After opining about credit unions' growing compliance burden, California and Nevada CU League President/CEO Diana Dykstra said brighter days may finally be ahead, pointing to the newest member of the NCUA Board, Mark McWatters, with whom Dykstra and other league representatives recently met.

"Mark McWatters is interesting, and very smart," she said during the opening general session at the leagues' annual meeting. "He knows credit unions did not cause the problems in the financial system and they should not be regulated like a bank. He knows we need regulatory relief."

But it will take more than one man to push back the burgeoning tide of regulation facing credit unions following the passage of the Dodd-Frank Act.
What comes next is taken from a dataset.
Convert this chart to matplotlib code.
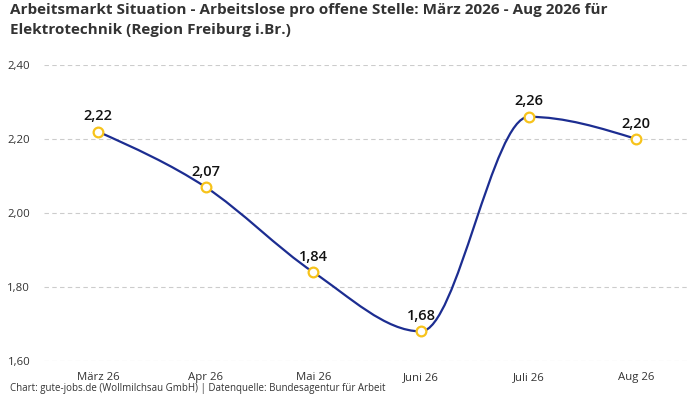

"There have been 180 new regulations — the regulatory burden you feel is real," she said. "NCUA has gone a little overboard. The risk-based capital rule is an example of something where they did not have a clue."
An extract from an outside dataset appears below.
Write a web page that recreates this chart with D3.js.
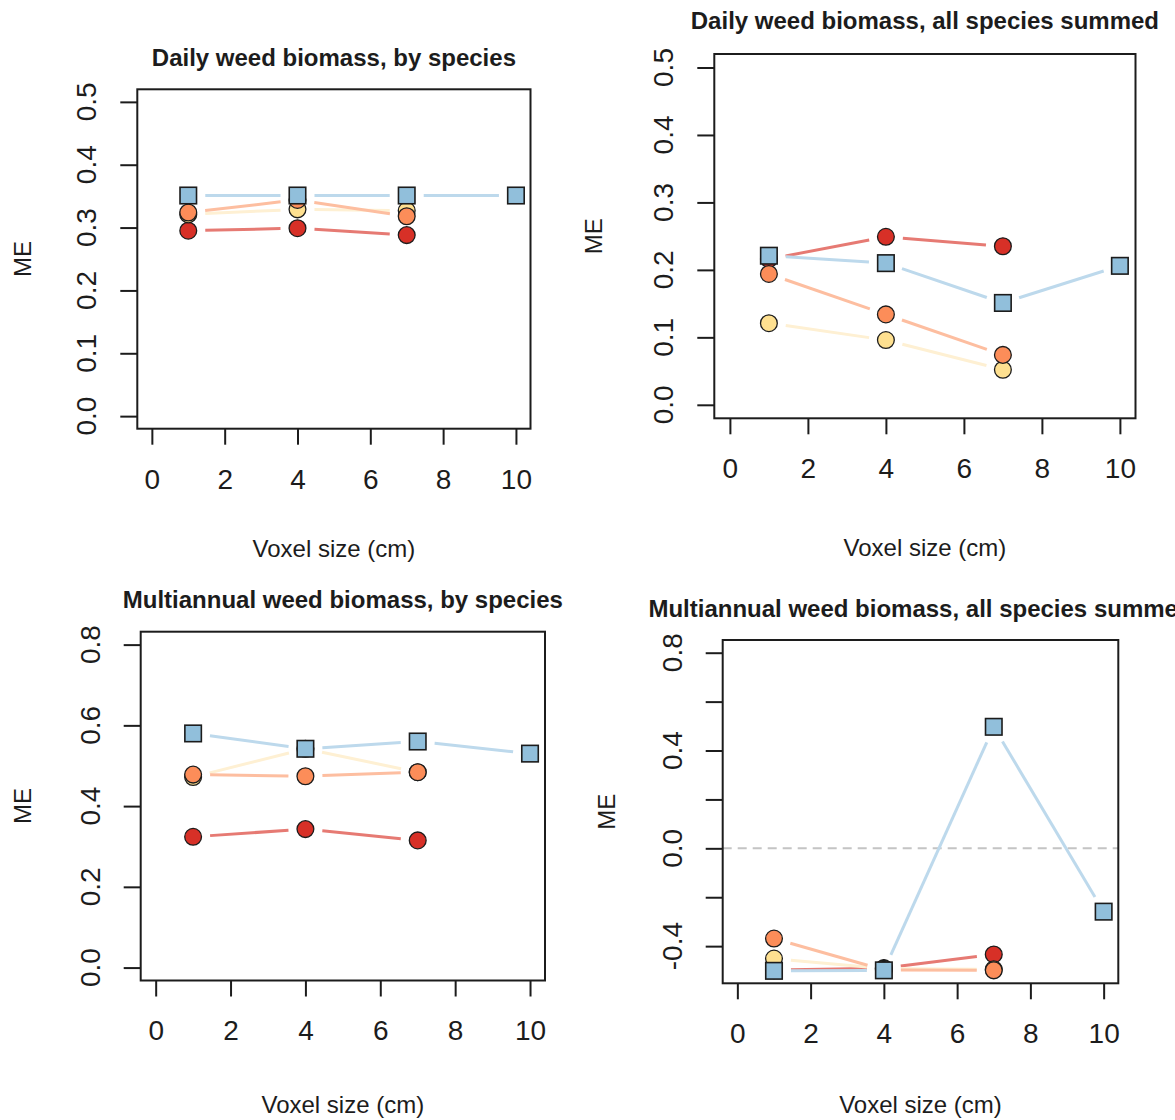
<!DOCTYPE html>
<html>
<head>
<meta charset="utf-8">
<script src="https://cdn.jsdelivr.net/npm/d3@7"></script>
<style>
  html, body { margin: 0; padding: 0; background: #ffffff; }
  svg { display: block; }
</style>
</head>
<body>
<svg id="chart" width="1175" height="1120"></svg>
<script>
// ---------------- data ----------------
const voxelCircles = [1, 4, 7];
const voxelSquares = [1, 4, 7, 10];
const xTicks = [0, 2, 4, 6, 8, 10];
const xTickLabels = ["0", "2", "4", "6", "8", "10"];

const titles = [
  "Daily weed biomass, by species",
  "Daily weed biomass, all species summed",
  "Multiannual weed biomass, by species",
  "Multiannual weed biomass, all species summed"
];
const xLabel = "Voxel size (cm)";
const yLabel = "ME";

// Daily, by species
const dailySpRed    = [0.295, 0.299, 0.288];
const dailySpOrange = [0.324, 0.344, 0.318];
const dailySpYellow = [0.321, 0.329, 0.327];
const dailySpBlue   = [0.351, 0.351, 0.351, 0.351];
const dailySpYTicks = [0, 0.1, 0.2, 0.3, 0.4, 0.5];
const dailySpYLabels = ["0.0", "0.1", "0.2", "0.3", "0.4", "0.5"];

// Daily, all species summed
const dailySumRed    = [0.216, 0.249, 0.235];
const dailySumOrange = [0.194, 0.134, 0.074];
const dailySumYellow = [0.121, 0.096, 0.052];
const dailySumBlue   = [0.221, 0.210, 0.151, 0.206];
const dailySumYTicks = [0, 0.1, 0.2, 0.3, 0.4, 0.5];
const dailySumYLabels = ["0.0", "0.1", "0.2", "0.3", "0.4", "0.5"];

// Multiannual, by species
const multiSpRed    = [0.324, 0.343, 0.315];
const multiSpOrange = [0.478, 0.474, 0.484];
const multiSpYellow = [0.472, 0.542, 0.484];
const multiSpBlue   = [0.580, 0.542, 0.560, 0.530];
const multiSpYTicks = [0, 0.2, 0.4, 0.6, 0.8];
const multiSpYLabels = ["0.0", "0.2", "0.4", "0.6", "0.8"];

// Multiannual, all species summed
const multiSumRed    = [-0.498, -0.490, -0.434];
const multiSumOrange = [-0.369, -0.497, -0.499];
const multiSumYellow = [-0.451, -0.492, -0.495];
const multiSumBlue   = [-0.501, -0.499, 0.497, -0.259];
const multiSumYTicks = [-0.4, -0.2, 0, 0.2, 0.4, 0.6, 0.8];
const multiSumYLabels = ["-0.4", "", "0.0", "", "0.4", "", "0.8"];
const multiSumRefLine = [0];

// ---------------- styles ----------------
const FONT = "'Liberation Sans', Arial, Helvetica, sans-serif";
const INK = "#1c1c1c";
const fillColors = { red: "#D73027", orange: "#FC8D59", yellow: "#FEE090", blue: "#91BFDB" };
const lineColors = { red: "#E67A73", orange: "#FDBEA0", yellow: "#FEF0D3", blue: "#BDD9EC" };
const TICK_FS = 28, TITLE_FS = 24, LAB_FS = 24;
const GAP = 17;           // gap of type="b" lines around each point
const R_CIRCLE = 8.4;
const SQ = 16.5;

// ---------------- layout (per panel) ----------------
const panels = [
  { box: { l: 137.3, r: 530.5, t: 89.3, b: 428.7 }, ydom: [0, 0.5],
    title: titles[0], titleY: 66, xlabY: 557, meX: 22,
    yTicks: dailySpYTicks, yLabels: dailySpYLabels,
    series: { red: dailySpRed, orange: dailySpOrange, yellow: dailySpYellow, blue: dailySpBlue } },
  { box: { l: 714.3, r: 1135.5, t: 54, b: 418.3 }, ydom: [0, 0.5],
    title: titles[1], titleY: 29, xlabY: 556, meX: 593,
    yTicks: dailySumYTicks, yLabels: dailySumYLabels,
    series: { red: dailySumRed, orange: dailySumOrange, yellow: dailySumYellow, blue: dailySumBlue } },
  { box: { l: 140.7, r: 545, t: 631.7, b: 980.5 }, ydom: [0, 0.8],
    title: titles[2], titleY: 607.5, xlabY: 1113, meX: 22,
    yTicks: multiSpYTicks, yLabels: multiSpYLabels,
    series: { red: multiSpRed, orange: multiSpOrange, yellow: multiSpYellow, blue: multiSpBlue } },
  { box: { l: 722.7, r: 1118.3, t: 640, b: 983.3 }, ydom: [-0.5, 0.8],
    title: titles[3], titleY: 616.5, xlabY: 1113, meX: 606,
    yTicks: multiSumYTicks, yLabels: multiSumYLabels, refLine: multiSumRefLine,
    series: { red: multiSumRed, orange: multiSumOrange, yellow: multiSumYellow, blue: multiSumBlue } }
];

const svg = d3.select("#chart");

function ext(dom) { const d = (dom[1] - dom[0]) * 0.04; return [dom[0] - d, dom[1] + d]; }

panels.forEach(p => {
  const b = p.box;
  const x = d3.scaleLinear().domain(ext([0, 10])).range([b.l, b.r]);
  const y = d3.scaleLinear().domain(ext(p.ydom)).range([b.b, b.t]);
  const g = svg.append("g");

  // title
  g.append("text").attr("x", (b.l + b.r) / 2).attr("y", p.titleY)
    .attr("text-anchor", "middle").attr("font-family", FONT).attr("font-weight", "bold")
    .attr("font-size", TITLE_FS).attr("fill", INK).text(p.title);

  // x axis
  const xa = d3.axisBottom(x).tickValues(xTicks).tickSize(16).tickPadding(24)
    .tickFormat((d, i) => xTickLabels[i]);
  const xg = g.append("g").attr("transform", `translate(0,${b.b})`).call(xa);
  xg.select(".domain").remove();
  xg.selectAll("line").attr("stroke", INK).attr("stroke-width", 2);
  xg.selectAll("text").attr("font-family", FONT).attr("font-size", TICK_FS).attr("fill", INK);

  // y axis
  const ya = d3.axisLeft(y).tickValues(p.yTicks).tickSize(17).tickFormat(() => "");
  const yg = g.append("g").attr("transform", `translate(${b.l},0)`).call(ya);
  yg.select(".domain").remove();
  yg.selectAll("line").attr("stroke", INK).attr("stroke-width", 2);
  yg.selectAll("text").remove();
  p.yTicks.forEach((v, i) => {
    if (!p.yLabels[i]) return;
    g.append("g").attr("transform", `translate(${b.l - 51},${y(v)}) rotate(-90)`)
      .append("text").attr("x", 0).attr("y", 0.358 * TICK_FS)
      .attr("text-anchor", "middle").attr("font-family", FONT).attr("font-size", TICK_FS)
      .attr("fill", INK).text(p.yLabels[i]);
  });

  // axis titles
  g.append("text").attr("x", (b.l + b.r) / 2).attr("y", p.xlabY)
    .attr("text-anchor", "middle").attr("font-family", FONT).attr("font-size", LAB_FS)
    .attr("fill", INK).text(xLabel);
  g.append("g").attr("transform", `translate(${p.meX},${(b.t + b.b) / 2}) rotate(-90)`)
    .append("text").attr("y", 0.358 * LAB_FS).attr("text-anchor", "middle")
    .attr("font-family", FONT).attr("font-size", LAB_FS).attr("fill", INK).text(yLabel);

  // reference line
  if (p.refLine) {
    p.refLine.forEach(v => {
      g.append("line").attr("x1", b.l).attr("x2", b.r).attr("y1", y(v)).attr("y2", y(v))
        .attr("stroke", "#c4c4c4").attr("stroke-width", 2).attr("stroke-dasharray", "9,6");
    });
  }

  // lines (type = "b": segments with gaps around points)
  const order = ["red", "yellow", "orange", "blue"];
  order.forEach(key => {
    const vals = p.series[key];
    const xs = key === "blue" ? voxelSquares : voxelCircles;
    const pts = vals.map((v, i) => [x(xs[i]), y(v)]);
    for (let i = 0; i < pts.length - 1; i++) {
      const [x1, y1] = pts[i], [x2, y2] = pts[i + 1];
      const dx = x2 - x1, dy = y2 - y1, len = Math.hypot(dx, dy);
      if (len <= 2 * GAP) continue;
      const ux = dx / len, uy = dy / len;
      g.append("line")
        .attr("x1", x1 + ux * GAP).attr("y1", y1 + uy * GAP)
        .attr("x2", x2 - ux * GAP).attr("y2", y2 - uy * GAP)
        .attr("stroke", lineColors[key]).attr("stroke-width", 3);
    }
  });

  // points
  order.forEach(key => {
    const vals = p.series[key];
    if (key === "blue") {
      g.selectAll(null).data(vals).enter().append("rect")
        .attr("x", (d, i) => x(voxelSquares[i]) - SQ / 2)
        .attr("y", d => y(d) - SQ / 2)
        .attr("width", SQ).attr("height", SQ)
        .attr("fill", fillColors.blue).attr("stroke", INK).attr("stroke-width", 1.6);
    } else {
      g.selectAll(null).data(vals).enter().append("circle")
        .attr("cx", (d, i) => x(voxelCircles[i]))
        .attr("cy", d => y(d))
        .attr("r", R_CIRCLE)
        .attr("fill", fillColors[key]).attr("stroke", INK).attr("stroke-width", 1.3);
    }
  });

  // box
  g.append("rect").attr("x", b.l).attr("y", b.t).attr("width", b.r - b.l).attr("height", b.b - b.t)
    .attr("fill", "none").attr("stroke", INK).attr("stroke-width", 2);
});
</script>
</body>
</html>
After noting the federal regulator finally agreed to reissue the risk-based capital rule for a second comment period prior to finalizing it, Dykstra noted, "we got the second comment period, which is big."

Dykstra then took aim at the Consumer Financial Protection Bureau. "The CFPB does not understand credit unions," Dykstra declared, while recounting a recent meeting in Washington, D.C. "Their next target is overdrafts. They asked us how to stop people from overdrafting. We tried to explain that people like having overdraft protection and they use it."

It is because of laws and regulations creating such a burden for CUs that advocacy represents 60% of the two leagues' total focus, Dykstra reported, noting there were 185 bills the leagues' state and federal teams were following this year, and all portions that could have had a negative impact on credit unions either were stripped out or the bills themselves did not come to a vote.

But now there's a new advocacy effort on the leagues' radar: consumer advocacy.

"Consumer advocacy is a new league initiative," she said. "Getting to 100 million members is a powerful accomplishment, but we want to reach more people and teach them about the credit union difference."